- Given exercise -
Leave out every picture, then transcribe the rest of the listing exactly.
————————
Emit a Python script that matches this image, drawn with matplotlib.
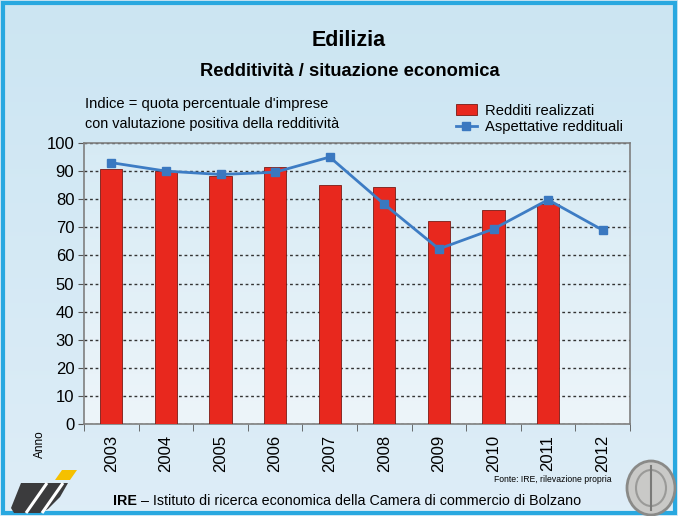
from matplotlib import pyplot as plt
from matplotlib.patches import Rectangle, Polygon, Ellipse
import numpy as np

# Serie storiche
anni = ['2003', '2004', '2005', '2006', '2007', '2008', '2009', '2010', '2011', '2012']
redditi_realizzati = [90.7, 90.2, 88.1, 91.3, 85.1, 84.2, 72.4, 76.0, 78.3, np.nan]
aspettative = [93.0, 90.0, 88.8, 89.6, 95.0, 78.2, 62.3, 69.4, 79.8, 69.0]
y_ticks = [0, 10, 20, 30, 40, 50, 60, 70, 80, 90, 100]

FONT = ['Liberation Sans Narrow', 'Liberation Sans', 'DejaVu Sans']
plt.rcParams['font.family'] = FONT

W, H = 678, 516
fig = plt.figure(figsize=(W / 100, H / 100), dpi=100)

# sfondo con sfumatura azzurra (coordinate in pixel)
bg = fig.add_axes([0, 0, 1, 1], zorder=-10)
grad = np.linspace(0, 1, 256).reshape(-1, 1)
top = np.array([0.80, 0.90, 0.95])
bot = np.array([0.87, 0.93, 0.97])
img = top + (bot - top) * grad[..., None]
bg.imshow(img, aspect='auto', extent=[0, W, H, 0])
bg.add_patch(Rectangle((3, 3), W - 6, H - 6, fill=False, edgecolor='#29a8e0', linewidth=3))

# logo IRE in basso a sinistra
bg.add_patch(Polygon([[21, 483], [68, 483], [60, 497], [48, 509], [40, 513],
                      [14, 513], [11, 508]], closed=True, color='#3b3b3d', lw=0))
for x0 in (30, 46):
    bg.plot([x0 + 17, x0 - 4], [483, 513], color='white', lw=2.2, solid_capstyle='butt')
bg.add_patch(Polygon([[62, 470], [77, 470], [70, 480], [55, 480]], closed=True,
                     color='#f5c000', lw=0))

# stemma in basso a destra
bg.add_patch(Ellipse((651, 488), 48, 54, facecolor='#c9c9c7', edgecolor='#8a8a88', lw=2))
bg.add_patch(Ellipse((651, 488), 30, 36, facecolor='none', edgecolor='#9a9a98', lw=1.5))
bg.plot([651, 651], [466, 510], color='#7a7a78', lw=1.5)

bg.set_xlim(0, W)
bg.set_ylim(H, 0)
bg.axis('off')

ax = fig.add_axes([84 / W, 1 - 424 / H, 546 / W, 281 / H])
x = np.arange(len(anni))

# sfondo dell'area del grafico
c0 = np.array([0.84, 0.92, 0.96])
c1 = np.array([0.93, 0.96, 0.98])
ax.imshow(c0 + (c1 - c0) * grad[..., None], aspect='auto',
          extent=[-0.5, len(anni) - 0.5, 0, 100], origin='upper', zorder=0)

ax.bar(x, redditi_realizzati, width=0.41, color='#e8281e', edgecolor='#7a1a14',
       linewidth=0.6, zorder=3, label='Redditi realizzati')
ax.plot(x, aspettative, color='#3d7cc4', linewidth=2, marker='s', markersize=6,
        markerfacecolor='#3a78c0', markeredgecolor='#3a78c0', zorder=4,
        label='Aspettative reddituali')

ax.set_xlim(-0.5, len(anni) - 0.5)
ax.set_ylim(0, 100)
ax.set_yticks(y_ticks)
ax.set_yticklabels([str(v) for v in y_ticks], fontsize=12)
ax.set_xticks(x)
ax.set_xticklabels(anni, rotation=90, fontsize=12)
ax.set_xticks(np.arange(-0.5, len(anni)), minor=True)
ax.tick_params(axis='x', which='major', length=0, pad=8)
ax.tick_params(axis='x', which='minor', length=5, direction='out', color='#555555')
ax.tick_params(axis='y', length=4, direction='out', color='#555555', pad=3)
ax.grid(axis='y', linestyle=(0, (2, 2)), color='#333333', linewidth=1, zorder=1)
for s in ax.spines.values():
    s.set_color('#7f7f7f')
    s.set_linewidth(1.2)

fig.text(349 / W, 1 - 40 / H, 'Edilizia', ha='center', va='center', fontsize=15.5, fontweight='bold')
fig.text(350 / W, 1 - 72 / H, 'Redditività / situazione economica', ha='center', va='center',
         fontsize=13.2, fontweight='bold')
fig.text(85 / W, 1 - 104 / H, "Indice = quota percentuale d'imprese", ha='left', va='center',
         fontsize=10.6)
fig.text(85 / W, 1 - 124 / H, 'con valutazione positiva della redditività', ha='left',
         va='center', fontsize=10.4)

handles, labels = ax.get_legend_handles_labels()
fig.legend(handles[::-1], labels[::-1], loc='upper left', bbox_to_anchor=(450 / W, 1 - 98 / H),
           frameon=False, fontsize=10.6, handlelength=1.4, handleheight=0.8, labelspacing=0.15,
           borderaxespad=0, handletextpad=0.6)

fig.text(40 / W, 1 - 444 / H, 'Anno', rotation=90, ha='center', va='center', fontsize=8.5)
fig.text(612 / W, 1 - 480 / H, 'Fonte: IRE, rilevazione propria', ha='right', va='center',
         fontsize=6.2)
t_ire = fig.text(113 / W, 1 - 501 / H, 'IRE', ha='left', va='center', fontsize=10.3,
                 fontweight='bold')
ax.annotate('– Istituto di ricerca economica della Camera di commercio di Bolzano',
            xy=(1, 0.5), xycoords=t_ire, xytext=(3, 0), textcoords='offset points',
            ha='left', va='center', fontsize=10.3, annotation_clip=False)

fig.savefig('out.png', dpi=100)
————————
- Correct response -
Emit a Python script that matches this image, drawn with matplotlib.
from matplotlib import pyplot as plt
from matplotlib.patches import Rectangle, Polygon, Ellipse
import numpy as np

# Serie storiche
anni = ['2003', '2004', '2005', '2006', '2007', '2008', '2009', '2010', '2011', '2012']
redditi_realizzati = [90.7, 90.2, 88.1, 91.3, 85.1, 84.2, 72.4, 76.0, 78.3, np.nan]
aspettative = [93.0, 90.0, 88.8, 89.6, 95.0, 78.2, 62.3, 69.4, 79.8, 69.0]
y_ticks = [0, 10, 20, 30, 40, 50, 60, 70, 80, 90, 100]

FONT = ['Liberation Sans Narrow', 'Liberation Sans', 'DejaVu Sans']
plt.rcParams['font.family'] = FONT

W, H = 678, 516
fig = plt.figure(figsize=(W / 100, H / 100), dpi=100)

# sfondo con sfumatura azzurra (coordinate in pixel)
bg = fig.add_axes([0, 0, 1, 1], zorder=-10)
grad = np.linspace(0, 1, 256).reshape(-1, 1)
top = np.array([0.80, 0.90, 0.95])
bot = np.array([0.87, 0.93, 0.97])
img = top + (bot - top) * grad[..., None]
bg.imshow(img, aspect='auto', extent=[0, W, H, 0])
bg.add_patch(Rectangle((3, 3), W - 6, H - 6, fill=False, edgecolor='#29a8e0', linewidth=3))

# logo IRE in basso a sinistra
bg.add_patch(Polygon([[21, 483], [68, 483], [60, 497], [48, 509], [40, 513],
                      [14, 513], [11, 508]], closed=True, color='#3b3b3d', lw=0))
for x0 in (30, 46):
    bg.plot([x0 + 17, x0 - 4], [483, 513], color='white', lw=2.2, solid_capstyle='butt')
bg.add_patch(Polygon([[62, 470], [77, 470], [70, 480], [55, 480]], closed=True,
                     color='#f5c000', lw=0))

# stemma in basso a destra
bg.add_patch(Ellipse((651, 488), 48, 54, facecolor='#c9c9c7', edgecolor='#8a8a88', lw=2))
bg.add_patch(Ellipse((651, 488), 30, 36, facecolor='none', edgecolor='#9a9a98', lw=1.5))
bg.plot([651, 651], [466, 510], color='#7a7a78', lw=1.5)

bg.set_xlim(0, W)
bg.set_ylim(H, 0)
bg.axis('off')

ax = fig.add_axes([84 / W, 1 - 424 / H, 546 / W, 281 / H])
x = np.arange(len(anni))

# sfondo dell'area del grafico
c0 = np.array([0.84, 0.92, 0.96])
c1 = np.array([0.93, 0.96, 0.98])
ax.imshow(c0 + (c1 - c0) * grad[..., None], aspect='auto',
          extent=[-0.5, len(anni) - 0.5, 0, 100], origin='upper', zorder=0)

ax.bar(x, redditi_realizzati, width=0.41, color='#e8281e', edgecolor='#7a1a14',
       linewidth=0.6, zorder=3, label='Redditi realizzati')
ax.plot(x, aspettative, color='#3d7cc4', linewidth=2, marker='s', markersize=6,
        markerfacecolor='#3a78c0', markeredgecolor='#3a78c0', zorder=4,
        label='Aspettative reddituali')

ax.set_xlim(-0.5, len(anni) - 0.5)
ax.set_ylim(0, 100)
ax.set_yticks(y_ticks)
ax.set_yticklabels([str(v) for v in y_ticks], fontsize=12)
ax.set_xticks(x)
ax.set_xticklabels(anni, rotation=90, fontsize=12)
ax.set_xticks(np.arange(-0.5, len(anni)), minor=True)
ax.tick_params(axis='x', which='major', length=0, pad=8)
ax.tick_params(axis='x', which='minor', length=5, direction='out', color='#555555')
ax.tick_params(axis='y', length=4, direction='out', color='#555555', pad=3)
ax.grid(axis='y', linestyle=(0, (2, 2)), color='#333333', linewidth=1, zorder=1)
for s in ax.spines.values():
    s.set_color('#7f7f7f')
    s.set_linewidth(1.2)

fig.text(349 / W, 1 - 40 / H, 'Edilizia', ha='center', va='center', fontsize=15.5, fontweight='bold')
fig.text(350 / W, 1 - 72 / H, 'Redditività / situazione economica', ha='center', va='center',
         fontsize=13.2, fontweight='bold')
fig.text(85 / W, 1 - 104 / H, "Indice = quota percentuale d'imprese", ha='left', va='center',
         fontsize=10.6)
fig.text(85 / W, 1 - 124 / H, 'con valutazione positiva della redditività', ha='left',
         va='center', fontsize=10.4)

handles, labels = ax.get_legend_handles_labels()
fig.legend(handles[::-1], labels[::-1], loc='upper left', bbox_to_anchor=(450 / W, 1 - 98 / H),
           frameon=False, fontsize=10.6, handlelength=1.4, handleheight=0.8, labelspacing=0.15,
           borderaxespad=0, handletextpad=0.6)

fig.text(40 / W, 1 - 444 / H, 'Anno', rotation=90, ha='center', va='center', fontsize=8.5)
fig.text(612 / W, 1 - 480 / H, 'Fonte: IRE, rilevazione propria', ha='right', va='center',
         fontsize=6.2)
t_ire = fig.text(113 / W, 1 - 501 / H, 'IRE', ha='left', va='center', fontsize=10.3,
                 fontweight='bold')
ax.annotate('– Istituto di ricerca economica della Camera di commercio di Bolzano',
            xy=(1, 0.5), xycoords=t_ire, xytext=(3, 0), textcoords='offset points',
            ha='left', va='center', fontsize=10.3, annotation_clip=False)

fig.savefig('out.png', dpi=100)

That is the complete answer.